The word "animated" means full of movement and life. In this case, Mr. Woodhouse is animated from the walk. something he is usually not.

"equals..."   (Volume I - Chapter I)

By "equal," Emma means people like her who belong to the same social, age, and economic class.

"unexceptionable..."   (Volume I - Chapter I)

Here, the word "unexceptionable" means Mr.
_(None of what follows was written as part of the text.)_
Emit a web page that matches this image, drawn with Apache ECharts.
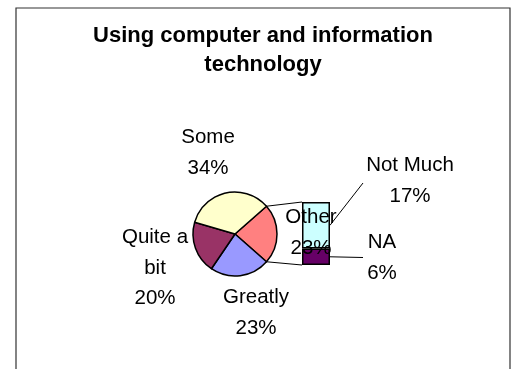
<!DOCTYPE html>
<html><head><meta charset="utf-8">
<script src="https://cdn.jsdelivr.net/npm/echarts@6/dist/echarts.min.js"></script>
<style>html,body{margin:0;padding:0;background:#fff}#c{width:517px;height:369px}</style>
</head><body><div id="c"></div>
<script>
// ---- data ----
const titleText = 'Using computer and information\ntechnology';
const pieNames = ['Other', 'Greatly', 'Quite a bit', 'Some'];
const pieLabels = ['Other', 'Greatly', 'Quite a\nbit', 'Some'];
const pieValues = [23, 23, 20, 34];
const barCategory = ['Other'];
const barNames = ['NA', 'Not Much'];
const barValues = [6, 17];

// ---- layout / style ----
const FONT = '"Liberation Sans", Arial, sans-serif';
const PIE = { cx: 235, cy: 234, r: 42 };
const BAR = { left: 302, top: 202, width: 28, height: 63 };
const pieColors = { 'Other': '#FF8080', 'Greatly': '#9999FF', 'Quite a bit': '#993366', 'Some': '#FFFFCC' };
const barColors = { 'NA': '#660066', 'Not Much': '#CCFFFF' };
const labelPos = {
  'Some': [208, 153], 'Quite a bit': [155, 268], 'Greatly': [256, 313], 'Other': [311, 233],
  'Not Much': [410, 181], 'NA': [382, 258]
};
const leaderEnd = { 'Not Much': [363, 183], 'NA': [363, 257.5] };

const otherIdx = pieNames.indexOf('Other');
const otherValue = pieValues[otherIdx];
const pieTotal = pieValues.reduce((a, b) => a + b, 0);
const startAngle = otherValue / pieTotal * 360 / 2;
const barTotal = barValues.reduce((a, b) => a + b, 0);

const chart = echarts.init(document.getElementById('c'), null, { renderer: 'canvas' });

const labelStyle = { color: '#000', fontFamily: FONT, fontSize: 20.5, lineHeight: 30.5 };

const option = {
  backgroundColor: '#fff',
  animation: false,
  grid: { left: BAR.left, top: BAR.top, width: BAR.width, height: BAR.height },
  xAxis: { type: 'category', data: barCategory, show: false },
  yAxis: { type: 'value', min: 0, max: barTotal, show: false },
  series: [
    {
      type: 'pie',
      center: [PIE.cx, PIE.cy],
      radius: PIE.r,
      startAngle: startAngle,
      clockwise: true,
      data: pieNames.map((n, i) => ({ name: n, value: pieValues[i], itemStyle: { color: pieColors[n] } })),
      itemStyle: { borderColor: '#000', borderWidth: 1.5 },
      label: Object.assign({
        show: true, position: 'outside',
        formatter: p => pieLabels[p.dataIndex] + '\n' + p.value + '%'
      }, labelStyle),
      labelLine: { show: false },
      labelLayout: p => {
        const pos = labelPos[pieNames[p.dataIndex]];
        return { x: pos[0], y: pos[1], align: 'center', verticalAlign: 'middle' };
      },
      z: 3
    }
  ].concat(barNames.map((n, i) => ({
    type: 'bar',
    name: n,
    stack: 'other',
    barWidth: '100%',
    data: [barValues[i]],
    itemStyle: { color: barColors[n], borderColor: '#000', borderWidth: 1.5 },
    label: Object.assign({
      show: true, position: 'right',
      formatter: () => n + '\n' + barValues[i] + '%'
    }, labelStyle),
    labelLayout: { x: labelPos[n][0], y: labelPos[n][1], align: 'center', verticalAlign: 'middle' },
    z: 2
  })))
};
chart.setOption(option);

// decorations: frame, title, connector and leader lines
const rad = startAngle * Math.PI / 180;
const pUp = [PIE.cx + PIE.r * Math.cos(rad), PIE.cy - PIE.r * Math.sin(rad)];
const pDn = [PIE.cx + PIE.r * Math.cos(rad), PIE.cy + PIE.r * Math.sin(rad)];
const yTop = chart.convertToPixel({ yAxisIndex: 0 }, barTotal);
const yBot = chart.convertToPixel({ yAxisIndex: 0 }, 0);
const yNA = chart.convertToPixel({ yAxisIndex: 0 }, barValues[0]);
const xL = BAR.left, xR = BAR.left + BAR.width;
const midNotMuch = (yTop + yNA) / 2, midNA = (yNA + yBot) / 2;

const lineStyle = { stroke: '#000', lineWidth: 1 };
chart.setOption({
  graphic: [
    { type: 'rect', shape: { x: 16, y: 8, width: 494, height: 400 }, style: { fill: null, stroke: '#333', lineWidth: 1.2 }, z: 0, silent: true },
    { type: 'text', x: 263, y: 50.5, style: { text: titleText, align: 'center', verticalAlign: 'middle', fontFamily: FONT, fontWeight: 'bold', fontSize: 22, lineHeight: 29, fill: '#000' }, z: 10 },
    { type: 'line', shape: { x1: pUp[0], y1: pUp[1], x2: xL, y2: yTop }, style: lineStyle, z: 10 },
    { type: 'line', shape: { x1: pDn[0], y1: pDn[1], x2: xL, y2: yBot }, style: lineStyle, z: 10 },
    { type: 'line', shape: { x1: xR, y1: midNotMuch, x2: leaderEnd['Not Much'][0], y2: leaderEnd['Not Much'][1] }, style: lineStyle, z: 10 },
    { type: 'line', shape: { x1: xR, y1: midNA, x2: leaderEnd['NA'][0], y2: leaderEnd['NA'][1] }, style: lineStyle, z: 10 }
  ]
});
</script>
</body></html>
Weston was a fine, upstanding man who gave no one cause to doubt his good character.

"of age..."   (Volume I - Chapter II)

Miss Churchill is of legal age, meaning she is old enough to make her own decisions in life.

"and actually shaken hands with her at last..."   (Volume I - Chapter III)

In his edition of Austen's works (Oxford University Press), R. W. Chapman noted that, at this point in the 19th century, shaking hands was a "mark of intimacy or affability." Clearly, Emma is a bit surprised and flattered by Miss Woodhouse's gesture.


"quicksighted..."   (Volume I - Chapter III)

The word "quicksighted" means quick to see. In this case, Miss Bates always looks for the positive in other people.

"atonement..."   (Volume I - Chapter III)

The word "atonement" means amends or reparations. In this case, Miss Bates is not brilliant enough to compensate for all of her other deficiencies.

"make up a card-table..."   (Volume I - Chapter III)

This is a phrase meaning that Emma could not find enough friends for Mr. Knightley to play cards with; for example, she could not find three other friends to make a foursome for partnered card games.

"Were not you struck..."   (Volume I - Chapter IV)

In other words, the phrase "Were not you struck?" asks, "Did you not notice Mr. Martin's strange behavior?" Harriet does not believe Mr. Martin is a real gentleman.

"afloat..."   (Volume I - Chapter IV)

By "aloat" Emma means that Mr. Martin's share in the family property is inaccessible. In this case, he is invested in the lands and animals of the family farm.

"unaffected..."   (Volume I - Chapter VII)

The word "unaffected" means natural, honest, and genuine. In this case, Mr. Martin writes freely and does not sound like someone he is not.